Goodbye columns are tough.
For one thing, I don't think there have been that many to begin with. Most of the time columnists just disappear, riding off into the sunset or disappearing in a cloud of dust. Rarely does a columnist have an opportunity to actually say goodbye.
So, I'm both excited and a little sad to say that the next edition of The Mirror will be my last. My wife and I have decided to move on in what we hope will be a move that is good for both of us.
Of course, there is a small part ...wait, ok, there's a large part of me that wishes this whole moving thing could just be over instantaneously. There can't be anything more frustrating and time-consuming than packing, moving and unpacking all of your earthly possessions. Period.

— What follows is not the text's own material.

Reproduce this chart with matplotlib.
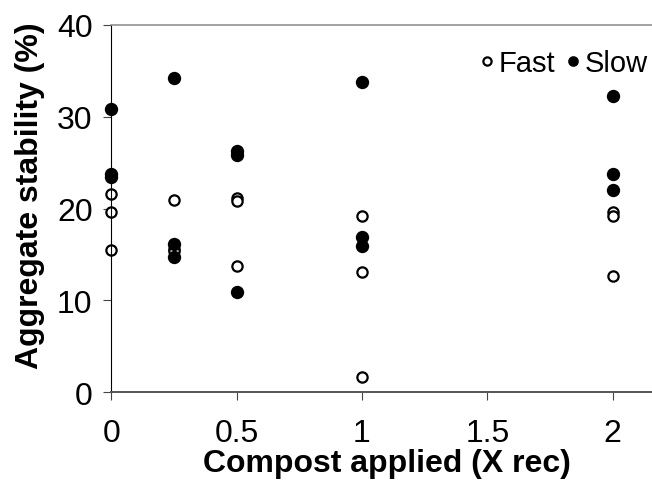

First, there's the procuring of boxes. A few trips to some local liquor stores solved that problem, but uh, if you've ever tried to move using just liquor boxes, well, I wouldn't recommend it. While they do the job, they're not exactly sturdy. So, after liquor boxes are procured, you suck it up and go get real boxes from a packing store. Then, of course, there's the packing itself. Aside from the broken dishes, mismarked boxes and the perpetual dread from realizing you have way more stuff than you'd ever dreamed, it's a delightful process. Really.
Ok, so the leaves change, the kids grow up, and you're finally done packing. Now you get to drive your stuff to your new residence, slowly killing yourself in the process going back and forth.
And let's not even talk about getting the old residence in a shape where you get your security deposit back. I think I went over every square inch of our old apartment, scrutinizing every dent, ding and scratch.
When you take into account the fact that my car has been in the shop for a month undergoing various repairs, you can only imagine how frazzled I've been lately.
But, I typically subscribe to the school of thought that all things do tend to work out in the end. And moving is no exception, even if it does feel like you may as well be in the pits of Hades when you're breaking your back as you lift boxes into cheap conversion vans, hoping nothing breaks in the process.
Really, it's been fun. Aurelia and I have been here for about 20 months, and we've really enjoyed ourselves. I hope that in the future everyone continues reading The Mirror. McDuffie County is in good hands with Jason, Kristopher, Angela, Janet and Brenda. With that, the proverbial book has closed on Deep Fried for all eternity. Adios.